Ebbravi
Astrakhan. Come spesso capita quando devo investire molto (troppo) tempo nel reperire le informazioni relative a una band divento un po' prevenuto nei confronti della loro musica, e così era successo pure con questi baldi svedesi. Un album all'attivo uscito nel 2013 (quello qui recensito è il secondo), parecchi concerti in patria (ma non solo), produzione a cura dell'ex-Royal Hunt
Marcus Jidell (qui anche in veste di chitarrista aggiunto), erano informazioni sì interessanti ma non così rilevanti per potersi fare un'idea della proposta musicale del combo. Quindi? Alla vecchia: cuffie nelle orecchie, volume come se non ci fosse un domani, quadernetto per prendere appunti e via.

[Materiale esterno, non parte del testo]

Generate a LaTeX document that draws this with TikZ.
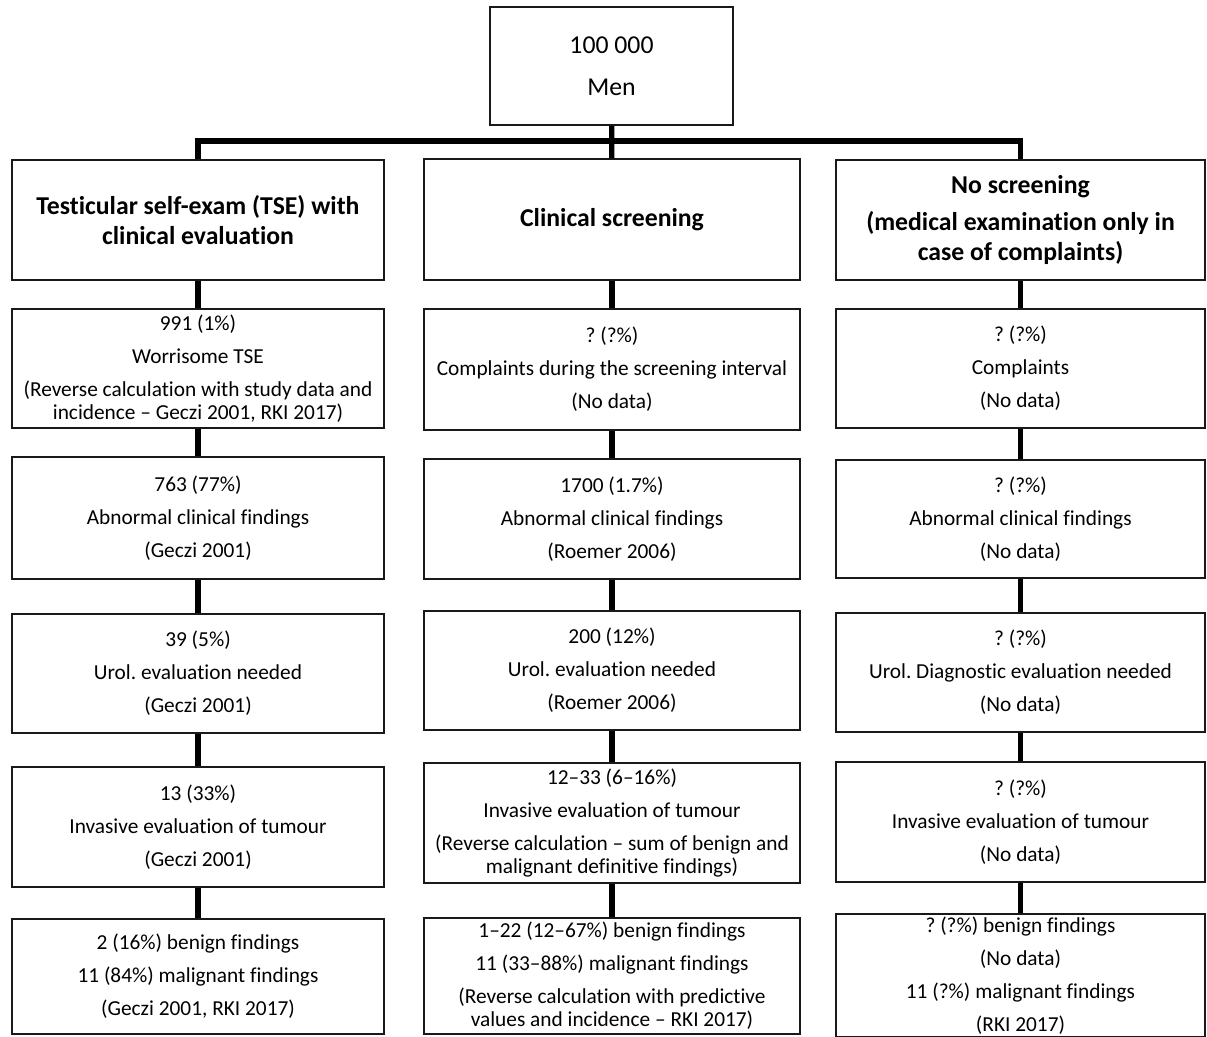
\documentclass[tikz,border=0pt]{standalone}
\usepackage{fontspec}
\setmainfont[Ligatures={TeX,NoCommon}]{Carlito}
\usepackage{tikz}
\usetikzlibrary{positioning,calc}
\tikzset{
  box/.style    = {draw=black!90, line width=1.3pt, align=center, inner sep=2pt,
                   minimum height=89.5pt, font=\fontsize{16}{17.5}\selectfont},
  tsebox/.style = {box, minimum width=279pt},
  clibox/.style = {box, minimum width=282pt},
  nonbox/.style = {box, minimum width=276.75pt},
  hdr/.style    = {font=\fontsize{19.3}{22.5}\selectfont\bfseries, minimum height=90.5pt},
  link/.style   = {line width=4pt},
}
\newcommand{\gap}{\\[7.2pt]}
\frenchspacing

\begin{document}
\begin{tikzpicture}[x=0.75pt, y=-0.75pt]
\useasboundingbox (0,0) rectangle (1207,1036);

% root
\node[box, minimum width=182pt, minimum height=88.5pt,
      font=\fontsize{19.3}{22.5}\selectfont] (root) at (611.5,66) {100 000\\[9pt]Men};
\coordinate (bus) at (612,141);

% headers
\node[tsebox, hdr] (tse0) at (198,220)
     {Testicular self-exam (TSE) with\\clinical evaluation};
\node[clibox, hdr] (cli0) at (612,219.5) {Clinical screening};
\node[nonbox, hdr] (non0) at (1020.5,220)
     {No screening\\[5pt]
      (medical examination only in\\case of complaints)};

% testicular self-exam
\node[tsebox] (tse1) at (198,368.5)
     {991 (1\%)\gap Worrisome TSE\gap
      (Reverse calculation with study data and\\
      incidence -- Geczi 2001, RKI 2017)};
\node[tsebox, minimum height=91.5pt] (tse2) at (198,518)
     {763 (77\%)\gap Abnormal clinical findings\gap (Geczi 2001)};
\node[tsebox] (tse3) at (198,673.5)
     {39 (5\%)\gap Urol. evaluation needed\gap (Geczi 2001)};
\node[tsebox] (tse4) at (198,827)
     {13 (33\%)\gap Invasive evaluation of tumour\gap (Geczi 2001)};
\node[tsebox, minimum height=86.25pt] (tse5) at (198,976.5)
     {2 (16\%) benign findings\gap 11 (84\%) malignant findings\gap
      (Geczi 2001, RKI 2017)};

% clinical screening
\node[clibox, minimum height=90.75pt] (cli1) at (612,369.5)
     {? (?\%)\gap Complaints during the screening interval\gap (No data)};
\node[clibox, minimum height=90pt] (cli2) at (612,519)
     {1700 (1.7\%)\gap Abnormal clinical findings\gap (Roemer 2006)};
\node[clibox] (cli3) at (612,670.5)
     {200 (12\%)\gap Urol. evaluation needed\gap (Roemer 2006)};
\node[clibox, minimum height=90pt] (cli4) at (612,823)
     {12--33 (6--16\%)\gap Invasive evaluation of tumour\gap
      (Reverse calculation -- sum of benign and\\
      malignant definitive findings)};
\node[clibox, minimum height=87pt] (cli5) at (612,976)
     {1--22 (12--67\%) benign findings\gap 11 (33--88\%) malignant findings\gap
      (Reverse calculation with predictive\\
      values and incidence -- RKI 2017)};

% no screening
\node[nonbox] (non1) at (1020.5,368.5)
     {? (?\%)\gap Complaints\gap (No data)};
\node[nonbox, minimum height=88.5pt] (non2) at (1020.5,519)
     {? (?\%)\gap Abnormal clinical findings\gap (No data)};
\node[nonbox] (non3) at (1020.5,672.5)
     {? (?\%)\gap Urol. Diagnostic evaluation needed\gap (No data)};
\node[nonbox] (non4) at (1020.5,822)
     {? (?\%)\gap Invasive evaluation of tumour\gap (No data)};
\node[nonbox, minimum height=87.75pt] (non5) at (1020.5,975.5)
     {? (?\%) benign findings\gap (No data)\gap
      11 (?\%) malignant findings\gap (RKI 2017)};

% connectors
\draw[link] (root) -- (cli0);
\draw[link] (tse0.north) |- (bus) -| (non0.north);
\foreach \col in {tse,cli,non}{
  \foreach \a/\b in {0/1,1/2,2/3,3/4,4/5}{\draw[link] (\col\a) -- (\col\b);}
}
\end{tikzpicture}
\end{document}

Quello che si percepisce sin dai primi minuti di
"Adrenaline Kiss" è un certo gusto per il silenzio (cosa sempre più rara nelle uscite progressive), così come una fortissima componente vintage che attinge a piene mani dai big del passato. Infatti, se l'introduttiva e riuscita
"Hear Me Now" può far pensare ai King Crimson del periodo
"Red" (spettro che aleggia costantemente sull'intero full-length),
"Alive" sa di Pink Floyd lontano un chilometro. Non mancano poi influenze più moderne, come nel caso di
"Wisdom Of Mass-Destruction" con timbriche elettroniche (l'uso dell'arpeggiatore) di memoria Muse o nell'elaborata
"Gravity" con le sue soluzioni chitarristiche che rimandano ai connazionali Opeth. Le scelte armoniche e melodiche non sono mai scontate ma non sono sempre efficaci: è il caso della breve
"Ballade De Rhodes" (serviva proprio?) o della conclusiva
"Stockholm", brano terzinato dall'incedere blues guidato del piano elettrico che non convince appieno. Poi però ti capita di sentire
"Adrenaline Kiss" e i suoi unisoni chitarra/mellotron seguiti a ruota da un solo mozzafiato di flauto dalle sfumature etniche e chiudi un occhio. La prova dei musicisti è complessivamente discreta (menzione speciale per le armonie vocali del cantante
Alex Lycke, che mi ha ricordato vagamente
Mischa Mang, il "fu" vocalist degli Ivanhoe), merito/colpa di una produzione molto "neutra" che sia a livello di editing che di mix non deve essere stata particolarmente invadente (in altre parole "buona la prima" o quasi).
Li riascolterò? Non so, non credo, ma mi sono piaciuti e credo che potrebbero piacere anche a voi se apprezzate certe atmosfere nostalgiche comunque ben ancorate al presente.